The evidence of what this summer looks like was already visible before the season even properly began. Social media footage from Disneyland Resort showed guests packed outside the park gates before opening, with security lines stretching across entire arrival areas as early as 6:30 a.m. What was once a strategic advantage, arriving before rope drop to get ahead of the crowd, has become the standard move for every experienced theme park traveler, which means the line for that advantage is now just as long as the line for everything else. The crowds are real, they are significant, and they are only going to build as summer progresses across both coasts.
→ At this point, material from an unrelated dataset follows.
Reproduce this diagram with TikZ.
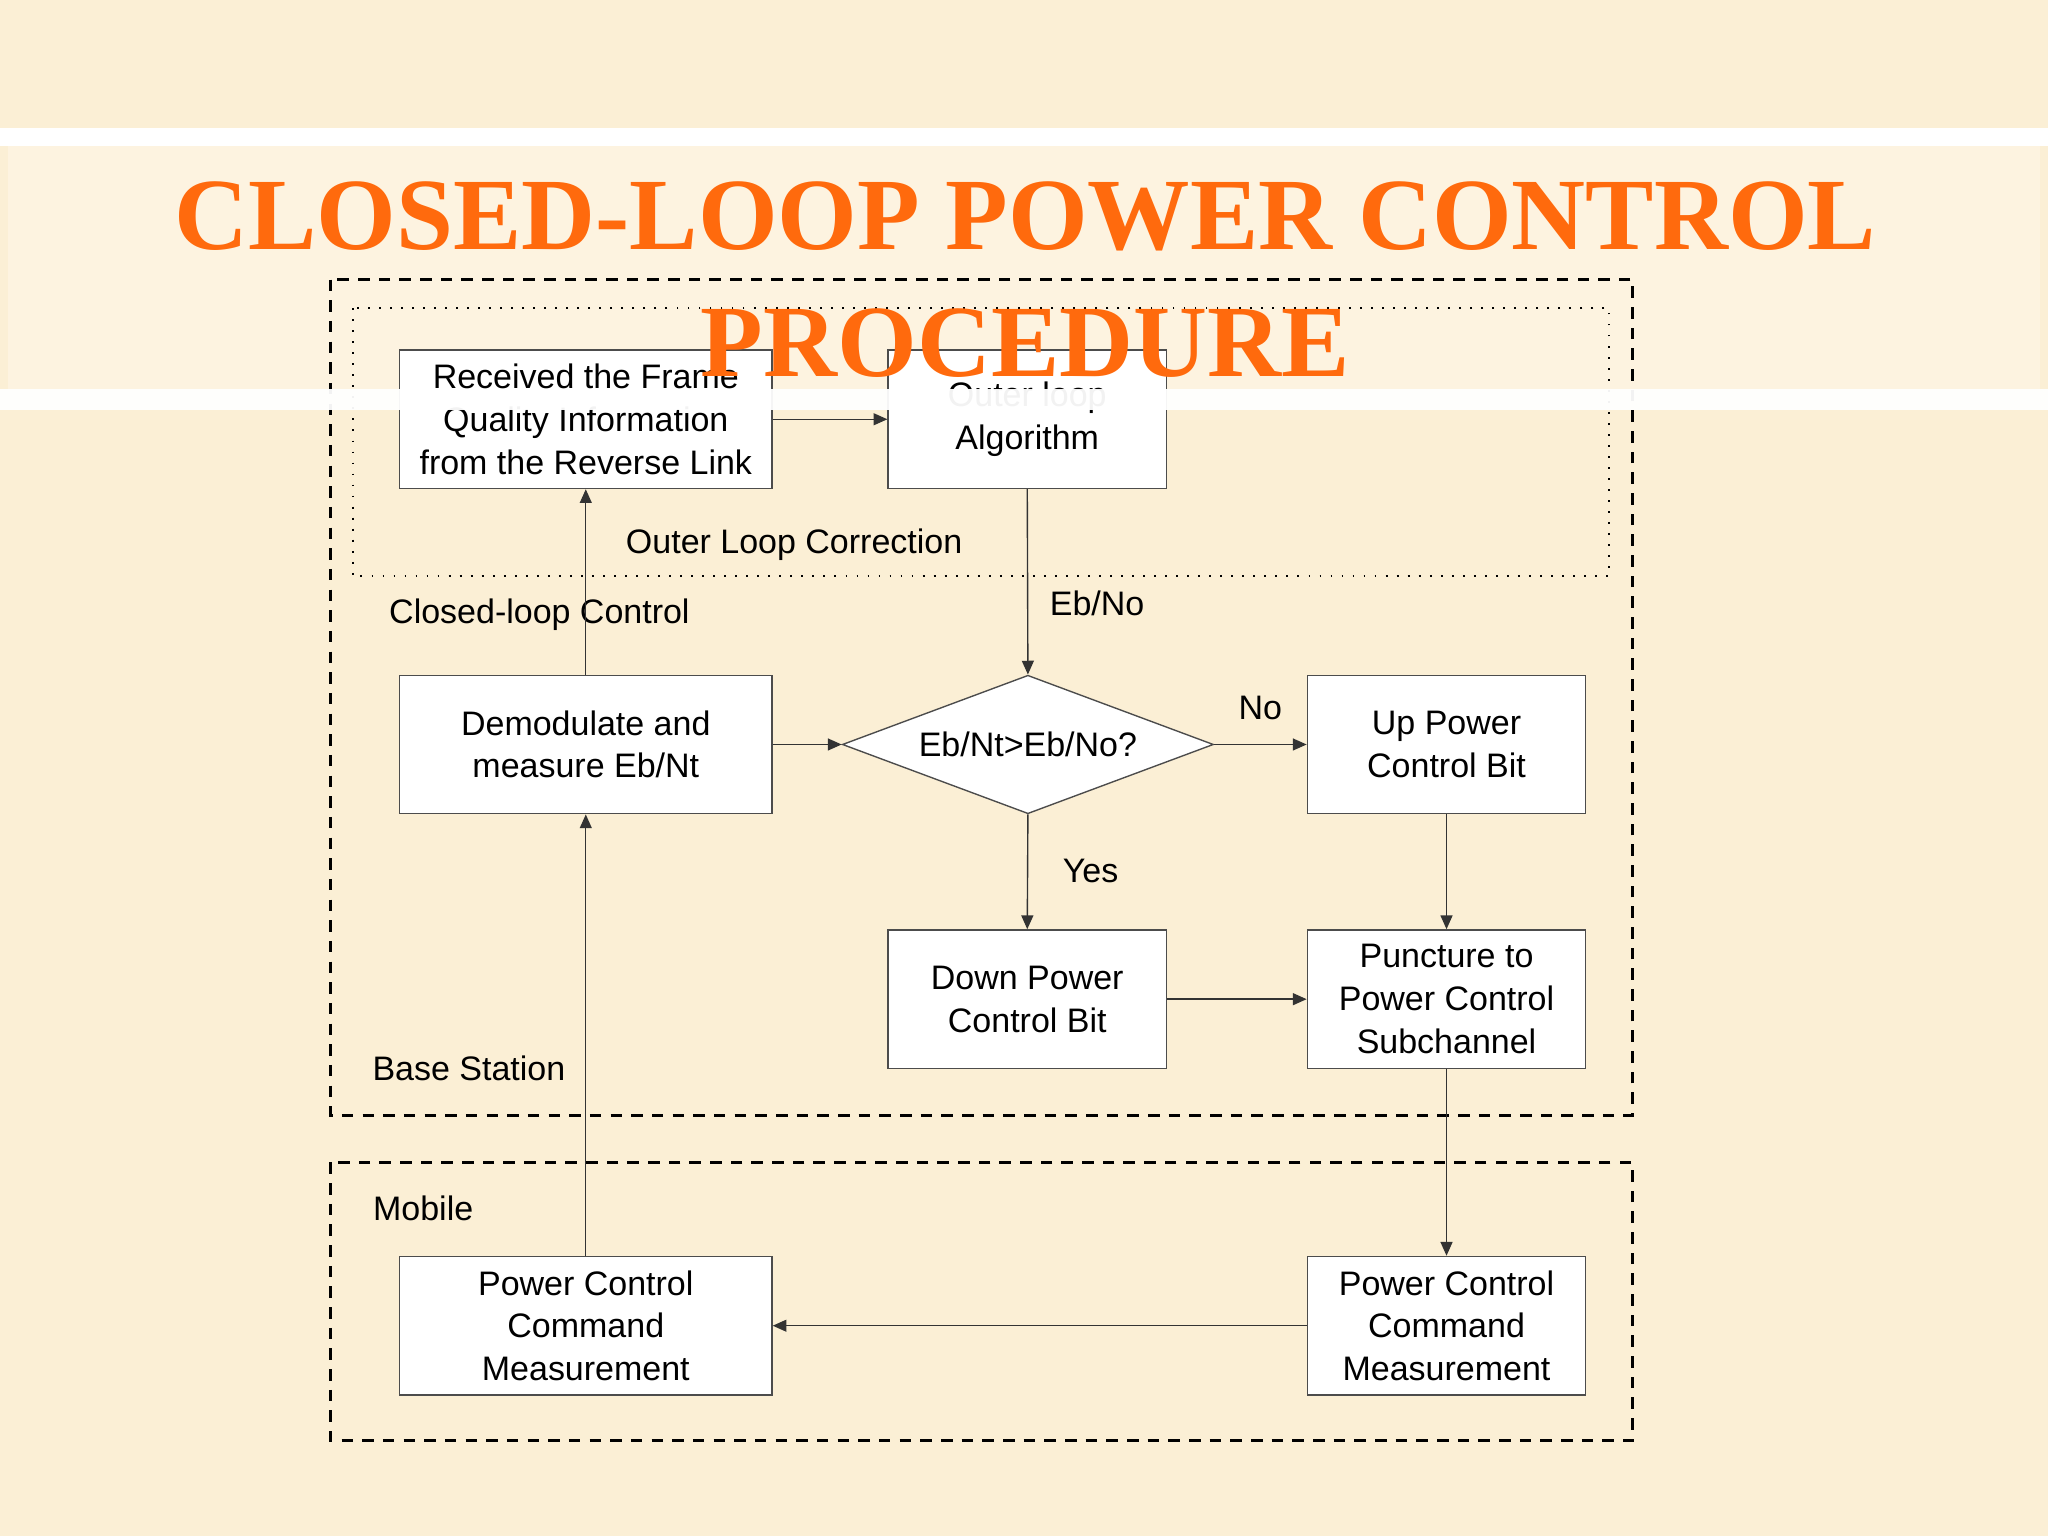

For guests flying into Central Florida this summer, the experience of summer crowds begins before the parks. It begins at Orlando International Airport, the primary gateway for theme park travelers heading to Walt Disney World, Universal Orlando Resort, and the broader array of Central Florida attractions. MCO is one of the busiest airports in the United States under normal circumstances, and during peak summer travel it operates at a level that rewards guests who plan their arrival and departure dates with the same careful attention they bring to park itineraries.
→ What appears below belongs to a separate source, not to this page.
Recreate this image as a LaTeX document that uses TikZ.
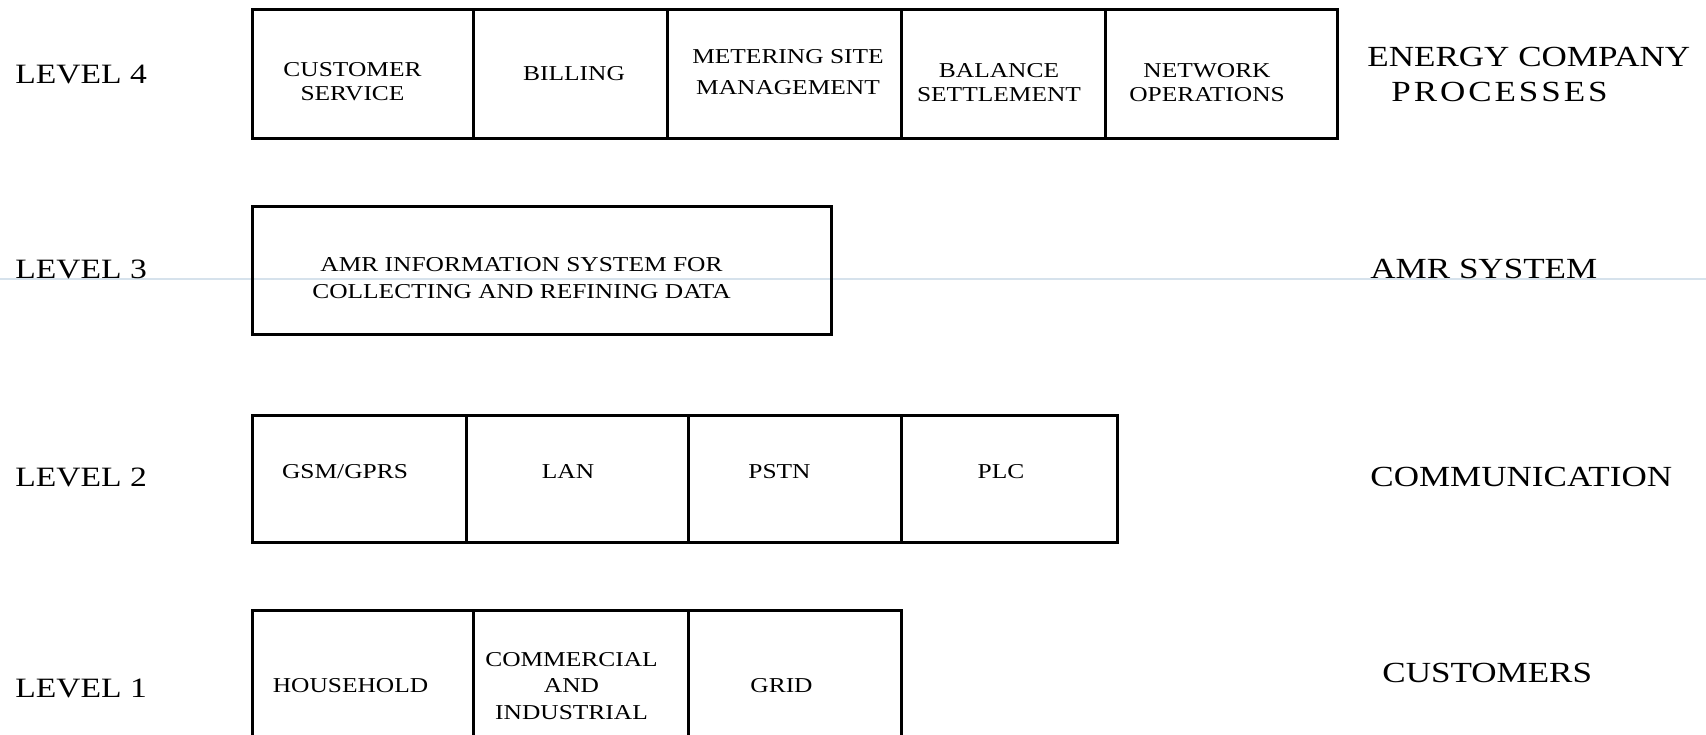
\documentclass[tikz,border=0pt]{standalone}
\usepackage{fontspec}
\setmainfont[FakeStretch=1.2]{Liberation Serif}
\usetikzlibrary{positioning,fit}
\definecolor{scanline}{RGB}{214,226,236}

\begin{document}
\begin{tikzpicture}[x=0.5pt,y=-0.5pt,
    cell/.style={draw, line width=1.5pt, inner sep=0pt},
    txt/.style={inner sep=0pt, align=center, font=\fontsize{10.6}{12}\selectfont},
    lvl/.style={anchor=base west, inner sep=0pt, font=\fontsize{14}{17}\selectfont},
    layer/.style={anchor=base west, inner sep=0pt, align=left, font=\fontsize{14.6}{17.5}\selectfont}]
  \clip (0,0) rectangle (1706,734);
  \fill[white] (0,0) rectangle (1706,734);
  \draw[scanline, line width=0.8pt] (0,279) -- (1706,279);
  % level 4
  \foreach \i/\xa/\xb/\dx/\dy/\txt in {1/252/473/-5/-4.2/{CUSTOMER\\SERVICE}, 2/473/667/2/0/{BILLING},
      3/667/901/2/0.5/{METERING SITE\\[3.5pt]MANAGEMENT}, 4/901/1105/-2/-4.5/{BALANCE\\SETTLEMENT},
      5/1105/1337/-7/-4.5/{NETWORK\\OPERATIONS}}
    \node[cell, fit={(\xa,9) (\xb,138)}, label={[txt, xshift=\dx pt, yshift=\dy pt]center:{\txt}}] (p\i) {};
  % level 3
  \node[cell, fit={(252,206) (831,334)},
    label={[txt, xshift=-10pt, yshift=-4pt]center:{AMR INFORMATION SYSTEM FOR\\[1.5pt]COLLECTING AND REFINING DATA}}] (amr) {};
  % level 2
  \foreach \i/\xa/\xb/\dx/\txt in {1/252/466/-7/{GSM/GPRS}, 2/466/688/-4.5/{LAN}, 3/688/901/-7.5/{PSTN}, 4/901/1117/-4/{PLC}}
    \node[cell, fit={(\xa,415) (\xb,542)}, label={[txt, xshift=\dx pt, yshift=3.3pt]center:{\txt}}] (m\i) {};
  % level 1
  \foreach \i/\xa/\xb/\dx/\txt in {1/252/473/-6/{HOUSEHOLD}, 2/473/688/-4.5/{COMMERCIAL\\[1.3pt]AND\\[1.3pt]INDUSTRIAL}, 3/688/901/-6.5/{GRID}}
    \node[cell, fit={(\xa,610) (\xb,766)}, label={[txt, xshift=\dx pt, yshift=1pt]center:{\txt}}] (u\i) {};
  \node[lvl] (lv4) at (15,83) {LEVEL 4};
  \node[lvl] (lv3) at (15,278) {LEVEL 3};
  \node[lvl] (lv2) at (15,486) {LEVEL 2};
  \node[lvl] (lv1) at (15,697) {LEVEL 1};
  \node[layer] (ly4) at (1367,101) {ENERGY COMPANY\\\hspace*{12pt}{\addfontfeature{LetterSpace=10}PROCESSES}};
  \node[layer] (ly3) at (1370,278) {AMR SYSTEM};
  \node[layer] (ly2) at (1370,486) {COMMUNICATION};
  \node[layer] (ly1) at (1382,682) {CUSTOMERS};
\end{tikzpicture}
\end{document}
Six specific dates this summer are shaping up to be the heaviest travel days at MCO, and if your schedule has any flexibility at all, these are the dates worth building your trip around rather than into.

July 3 and July 6

The Fourth of July holiday is always one of the most heavily attended periods at Central Florida theme parks, and 2026 makes it more significant than most. America’s 250th birthday falls on a Saturday this year, which means the holiday weekend extends in both directions and draws an even larger volume of travelers than a typical Independence Day period. July 3 is shaping up to be one of the busiest arrival days of the entire summer as families fly in to kick off the extended holiday weekend. July 6, the Monday following the holiday, is the mirror image of that on the departure side as the same volume of guests head home after the weekend wraps up. Magic Kingdom is running three consecutive nights of Independence Day fireworks on July 3, 4, and 5, which adds another layer of draw to the holiday period and further amplifies the crowd projections for MCO on both ends of that weekend.
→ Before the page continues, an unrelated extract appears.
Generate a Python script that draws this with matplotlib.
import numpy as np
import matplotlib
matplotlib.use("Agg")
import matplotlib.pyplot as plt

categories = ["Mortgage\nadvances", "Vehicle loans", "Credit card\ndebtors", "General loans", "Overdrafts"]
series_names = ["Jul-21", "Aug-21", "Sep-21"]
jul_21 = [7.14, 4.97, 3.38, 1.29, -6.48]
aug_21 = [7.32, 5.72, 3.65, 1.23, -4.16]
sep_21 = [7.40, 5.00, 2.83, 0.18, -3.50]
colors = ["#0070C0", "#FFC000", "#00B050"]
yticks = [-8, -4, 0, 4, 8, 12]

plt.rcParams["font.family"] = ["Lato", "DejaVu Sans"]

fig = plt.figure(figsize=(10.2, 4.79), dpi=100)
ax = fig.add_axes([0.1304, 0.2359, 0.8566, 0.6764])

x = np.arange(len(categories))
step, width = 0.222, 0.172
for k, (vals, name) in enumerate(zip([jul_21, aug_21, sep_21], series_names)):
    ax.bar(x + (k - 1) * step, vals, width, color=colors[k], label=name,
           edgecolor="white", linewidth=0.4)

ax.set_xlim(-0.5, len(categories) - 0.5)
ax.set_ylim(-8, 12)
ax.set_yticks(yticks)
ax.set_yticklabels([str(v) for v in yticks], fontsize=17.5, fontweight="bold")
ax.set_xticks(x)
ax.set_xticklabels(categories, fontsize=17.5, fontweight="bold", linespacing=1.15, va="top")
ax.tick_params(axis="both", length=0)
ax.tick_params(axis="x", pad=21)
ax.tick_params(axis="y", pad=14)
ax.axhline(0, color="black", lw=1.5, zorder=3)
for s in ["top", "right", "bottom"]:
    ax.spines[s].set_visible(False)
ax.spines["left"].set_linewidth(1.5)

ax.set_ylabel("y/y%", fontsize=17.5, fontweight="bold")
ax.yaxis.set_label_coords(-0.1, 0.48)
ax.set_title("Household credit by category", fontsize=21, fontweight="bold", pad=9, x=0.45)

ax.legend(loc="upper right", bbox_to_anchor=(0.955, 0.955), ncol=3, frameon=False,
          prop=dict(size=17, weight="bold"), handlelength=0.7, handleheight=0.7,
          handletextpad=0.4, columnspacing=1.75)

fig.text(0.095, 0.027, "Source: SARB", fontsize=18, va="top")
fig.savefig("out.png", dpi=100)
Fourth of July fireworks at Magic Kingdom
Credit: Disney

July 17 and July 24

Neither date is tied to a specific holiday, but both fall in the absolute heart of the summer vacation window when schools across the country are closed and families are in full theme park mode. Disney and Universal are operating at full summer capacity, flights are filling up, and the beginning of each week during this stretch sees a significant wave of arrivals as families touch down to start their vacations. Both July 17 and July 24 are projected to be peak arrival days at MCO, which means longer security lines, more crowded terminals, and extended waits for resort transportation connections.

August 2

The week beginning August 2 marks a specific turning point in the summer travel calendar. For many American families, this is the final week of summer vacation before the back-to-school season begins. That distinction makes it one of the most heavily booked travel windows of the entire summer as families squeeze in one last trip before the school year resumes. August 2 as an arrival date puts guests at the beginning of that final week and into one of the most concentrated travel periods MCO will see all summer.

magic kingdom crowds around cinderella castle
Credit: Lee, Flickr

September 7

Labor Day 2026 falls on September 7, the latest possible date the holiday can land on the calendar, and it marks what most Americans consider the unofficial end of summer. The departure traffic associated with Labor Day weekend is consistently among the heaviest of the entire year at MCO, as travelers who pushed their summer vacations as late as possible all attempt to fly home on the same day. September 7 as a departure date puts guests directly in the middle of that surge.

Planning a Central Florida summer trip around these six dates does not mean avoiding the parks during the busiest times of the year. It means arriving and departing on days when MCO is operating at a more manageable volume, which makes the beginning and end of the vacation significantly less stressful and leaves more energy for the parks themselves.